As a teacher Mr. Abbit has served on the faculties of the School of the Nashville Ballet, Vanderbilt University, Western Kenutcky University, DancePlace the official school of the North Carolina Dance Theatre, and Mason Gross School of the Arts, Rutgers University. Mr. Abbit holds a BFA from Western Kentucky University.

Kathleen Moore

Ballet Mistress

Kathleen Moore born in Chicago, Illinois, was raised in Huntsville, Alabama. She began dance lessons at a local ballet school and then studied dance seriously with Dame Sonia Arova during high school at the Alabama School of Fine Arts (ASFA). Kathleen also attended summer sessions in New York, at the School of American Ballet and the American Ballet Theatre School, before graduating from ASFA as a Presidential Scholar in the Arts and moving to New York as a member of American Ballet Theatre’s junior company, ABT II. (1980).

Miss Moore joined American Ballet Theatre as a member of the corps de ballet in 1982, was appointed Soloist by Mikhail Baryshnikov in 1988, and Principal Dancer in 1991. Her roles with ABT were many, working in the classics as well as the dramatic and modern repertory.

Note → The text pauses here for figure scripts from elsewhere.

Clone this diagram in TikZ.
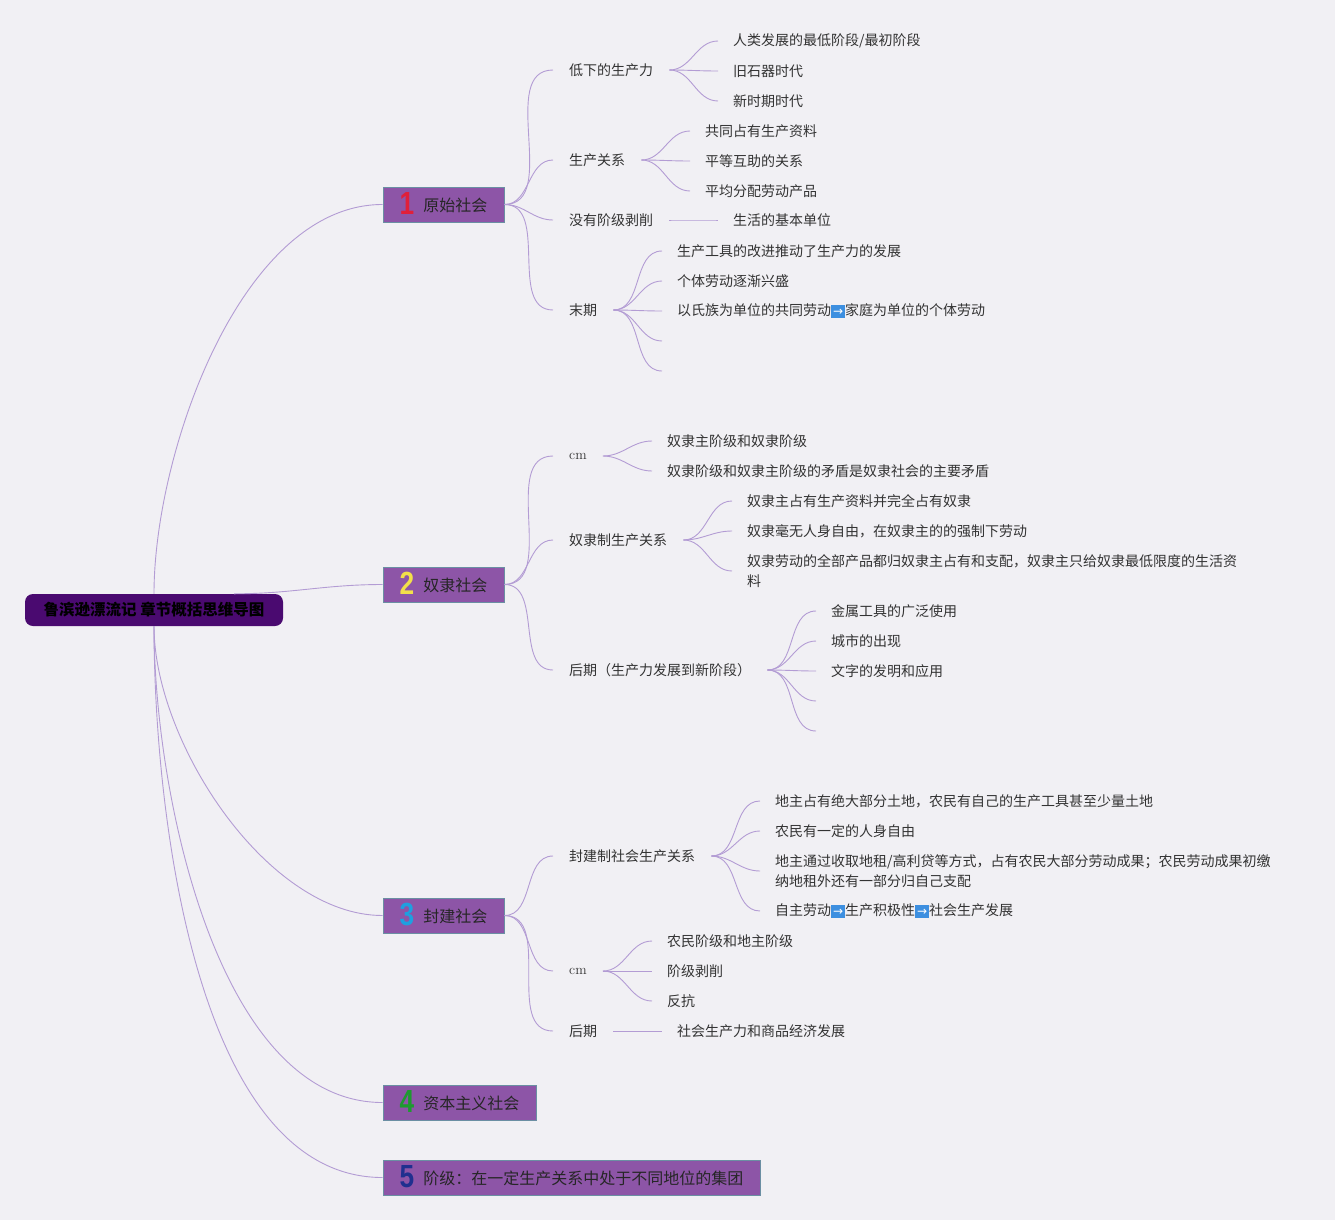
\documentclass[tikz,border=0pt]{standalone}
\usepackage{fontspec}
\setmainfont{Noto Sans CJK SC}
\newfontfamily\numfont{Liberation Sans}
\newfontfamily\symfont{DejaVu Sans}
\newfontfamily\latinfont{Latin Modern Roman}

\definecolor{bggray}{HTML}{F1F0F4}
\definecolor{rootpurple}{HTML}{4A0A70}
\definecolor{topicfill}{HTML}{8D55A7}
\definecolor{topicborder}{HTML}{6B8FA3}
\definecolor{linkpurple}{HTML}{B39CD4}
\definecolor{textgray}{HTML}{333333}
\definecolor{arrowblue}{HTML}{3D8FE0}
\definecolor{numred}{HTML}{E0203A}
\definecolor{numyellow}{HTML}{F2E04A}
\definecolor{numblue}{HTML}{1EA0E0}
\definecolor{numgreen}{HTML}{1E9A30}
\definecolor{numnavy}{HTML}{20308F}

\newcommand{\topicnum}[2]{\raisebox{-3pt}{\textcolor{#1}{\scalebox{0.82}[1]{\numfont\bfseries\fontsize{32}{32}\selectfont #2}}}\hspace{9pt}}
\newcommand{\goarrow}{{\setlength{\fboxsep}{1pt}\colorbox{arrowblue}{\makebox[12pt][c]{\rule[-1pt]{0pt}{11pt}\textcolor{white}{\symfont\fontsize{12}{12}\selectfont →}}}}}

\tikzset{
  link/.style={draw=linkpurple, line width=0.9pt},
  root/.style={fill=rootpurple, rounded corners=8pt, minimum width=258pt, minimum height=32pt,
    text=black, font=\bfseries\fontsize{15.5}{18}\selectfont},
  topic/.style={fill=topicfill, draw=topicborder, line width=1pt, minimum height=35pt,
    inner sep=0pt, text height=13pt, text depth=0pt, text=black!85, font=\fontsize{16}{18}\selectfont},
  sub/.style={anchor=west, inner xsep=0pt, inner ysep=2pt, text=textgray,
    font=\fontsize{14}{20}\selectfont, align=left},
}

\begin{document}
\begin{tikzpicture}[x=1pt, y=-1pt]
        % background
        \fill[bggray] (0,0) rectangle (1335,1220);
        \useasboundingbox (0,0) rectangle (1335,1220);

        % draw root and topics
        \node[root] (root) at (154,610) {鲁滨逊漂流记 章节概括思维导图};
        \node[topic, minimum width=121pt] (b1) at (443.5,204.5) {\topicnum{numred}{1}原始社会};
        \node[topic, minimum width=121pt] (b2) at (443.5,584.5) {\topicnum{numyellow}{2}奴隶社会};
        \node[topic, minimum width=121pt] (b3) at (443.5,915.5) {\topicnum{numblue}{3}封建社会};
        \node[topic, minimum width=153pt] (b4) at (459.5,1102.5) {\topicnum{numgreen}{4}资本主义社会};
        \node[topic, minimum width=377pt] (b5) at (571.5,1177.5) {\topicnum{numnavy}{5}阶级：在一定生产关系中处于不同地位的集团};

        % draw links from root
        \draw[link] (root.north) to[out=90,in=180,looseness=0.8] (b1.west);
        \draw[link] ([xshift=80pt]root.north) to[out=0,in=180] (b2.west);
        \foreach \b in {b3,b4,b5}
          \draw[link] (root.south) to[out=-90,in=180,looseness=0.8] (\b.west);

        % topic 1
        \node[sub] (p11) at (569,70) {低下的生产力};
        \node[sub] (p12) at (569,160) {生产关系};
        \node[sub] (p13) at (569,220) {没有阶级剥削};
        \node[sub] (p14) at (569,310) {末期};
        \node[sub] (p11a) at (733,41) {人类发展的最低阶段/最初阶段};
        \node[sub] (p11b) at (733,71) {旧石器时代};
        \node[sub] (p11c) at (733,101) {新时期时代};
        \node[sub] (p12a) at (705,131) {共同占有生产资料};
        \node[sub] (p12b) at (705,161) {平等互助的关系};
        \node[sub] (p12c) at (705,191) {平均分配劳动产品};
        \node[sub] (p13a) at (733,220) {生活的基本单位};
        \node[sub] (p14a) at (677,251) {生产工具的改进推动了生产力的发展};
        \node[sub] (p14b) at (677,281) {个体劳动逐渐兴盛};
        \node[sub] (p14c) at (677,311) {以氏族为单位的共同劳动\goarrow 家庭为单位的个体劳动};
        \coordinate (p14d) at (677,341);
        \coordinate (p14e) at (677,371);

        % topic 2
        \node[sub] (p21) at (569,456) {\latinfont cm};
        \node[sub] (p22) at (569,540) {奴隶制生产关系};
        \node[sub] (p23) at (569,670) {后期（生产力发展到新阶段）};
        \node[sub] (p21a) at (667,441) {奴隶主阶级和奴隶阶级};
        \node[sub] (p21b) at (667,471) {奴隶阶级和奴隶主阶级的矛盾是奴隶社会的主要矛盾};
        \node[sub] (p22a) at (747,501) {奴隶主占有生产资料并完全占有奴隶};
        \node[sub] (p22b) at (747,531) {奴隶毫无人身自由，在奴隶主的的强制下劳动};
        \node[sub] (p22c) at (747,571) {奴隶劳动的全部产品都归奴隶主占有和支配，奴隶主只给奴隶最低限度的生活资\\料};
        \node[sub] (p23a) at (831,611) {金属工具的广泛使用};
        \node[sub] (p23b) at (831,641) {城市的出现};
        \node[sub] (p23c) at (831,671) {文字的发明和应用};
        \coordinate (p23d) at (831,701);
        \coordinate (p23e) at (831,731);

        % topic 3
        \node[sub] (p31) at (569,856) {封建制社会生产关系};
        \node[sub] (p32) at (569,971) {\latinfont cm};
        \node[sub] (p33) at (569,1031) {后期};
        \node[sub] (p31a) at (775,801) {地主占有绝大部分土地，农民有自己的生产工具甚至少量土地};
        \node[sub] (p31b) at (775,831) {农民有一定的人身自由};
        \node[sub] (p31c) at (775,871) {地主通过收取地租/高利贷等方式，占有农民大部分劳动成果；农民劳动成果初缴\\纳地租外还有一部分归自己支配};
        \node[sub] (p31d) at (775,911) {自主劳动\goarrow 生产积极性\goarrow 社会生产发展};
        \node[sub] (p32a) at (667,941) {农民阶级和地主阶级};
        \node[sub] (p32b) at (667,971) {阶级剥削};
        \node[sub] (p32c) at (667,1001) {反抗};
        \node[sub] (p33a) at (677,1031) {社会生产力和商品经济发展};

        % draw links from topics
        \foreach \p in {p11,p12,p13,p14}
          \draw[link] (b1.east) to[out=0,in=180] ([xshift=-16pt]\p.west);
        \foreach \p in {p21,p22,p23}
          \draw[link] (b2.east) to[out=0,in=180] ([xshift=-16pt]\p.west);
        \foreach \p in {p31,p32,p33}
          \draw[link] (b3.east) to[out=0,in=180] ([xshift=-16pt]\p.west);

        % draw links to leaves
        \foreach \p/\list in {p11/{a,b,c}, p12/{a,b,c}, p13/{a}, p14/{a,b,c,d,e},
                              p21/{a,b}, p22/{a,b,c}, p23/{a,b,c,d,e},
                              p31/{a,b,c,d}, p32/{a,b,c}, p33/{a}}
          \foreach \n in \list
            \draw[link] ([xshift=16pt]\p.east) to[out=0,in=180] ([xshift=-15pt]\p\n.west);
\end{tikzpicture}
\end{document}
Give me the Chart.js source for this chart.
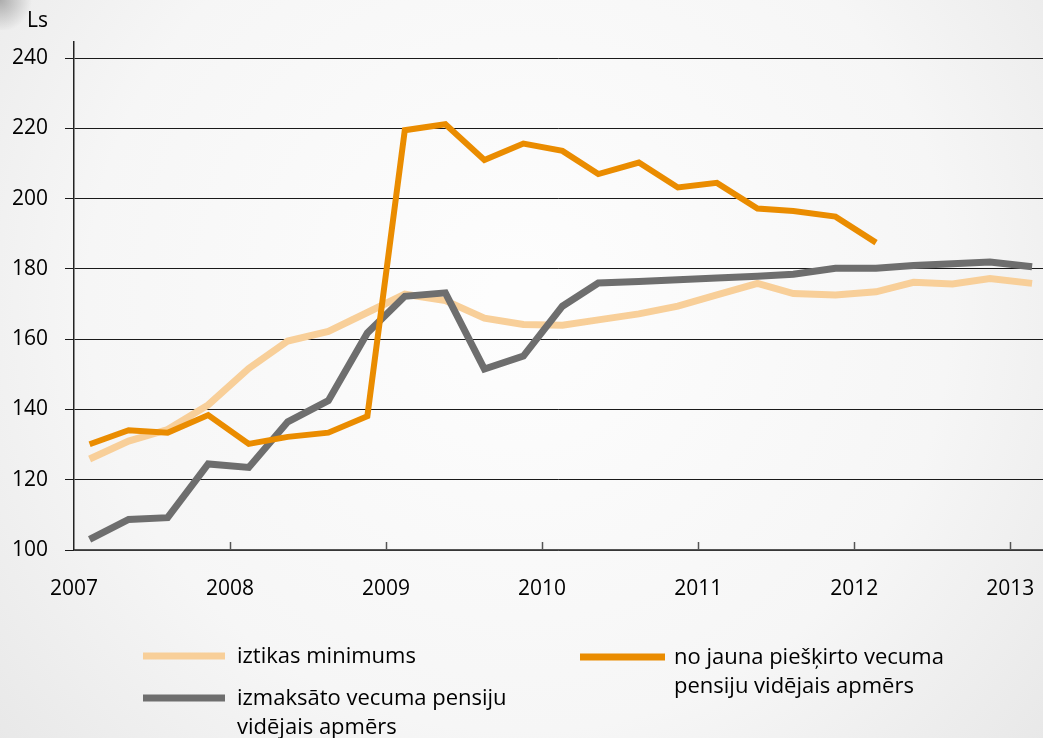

Her repertory includes Myrta in Giselle, Lescaut’s Mistress in Manon, Hagar in Pillar of Fire, The Cowgirl in Rodeo, a Stomper in In the Upper Room, and principle roles in works by Mark Morris, Paul Taylor, Jiri Kylian and Glen Tetley.

Miss Moore created the role of The Girl in The Informer by Agnes de Mille, leading roles in Mark Morris’ Drink to Me Only With Thine Eyes and in Twyla Tharp’s How Near Heaven and Jump Start.

She was a member of the premiere tour of the White Oak Dance Project under the direction of Mikhail Baryshnikov and Mark Morris in 1990 and has appeared in several dance documentaries and the Herbert Ross movie Dancers.

In 1988 Miss Moore married Peter Tovar, in 1997 she gave birth to a son, Becket, and retired from dancing professionally in the fall of 1998. She currently lives in Princeton, is on faculty at the Princeton School of Ballet and served as a member of the Executive Committee for the Princeton Symphony Orchestra Board for several years.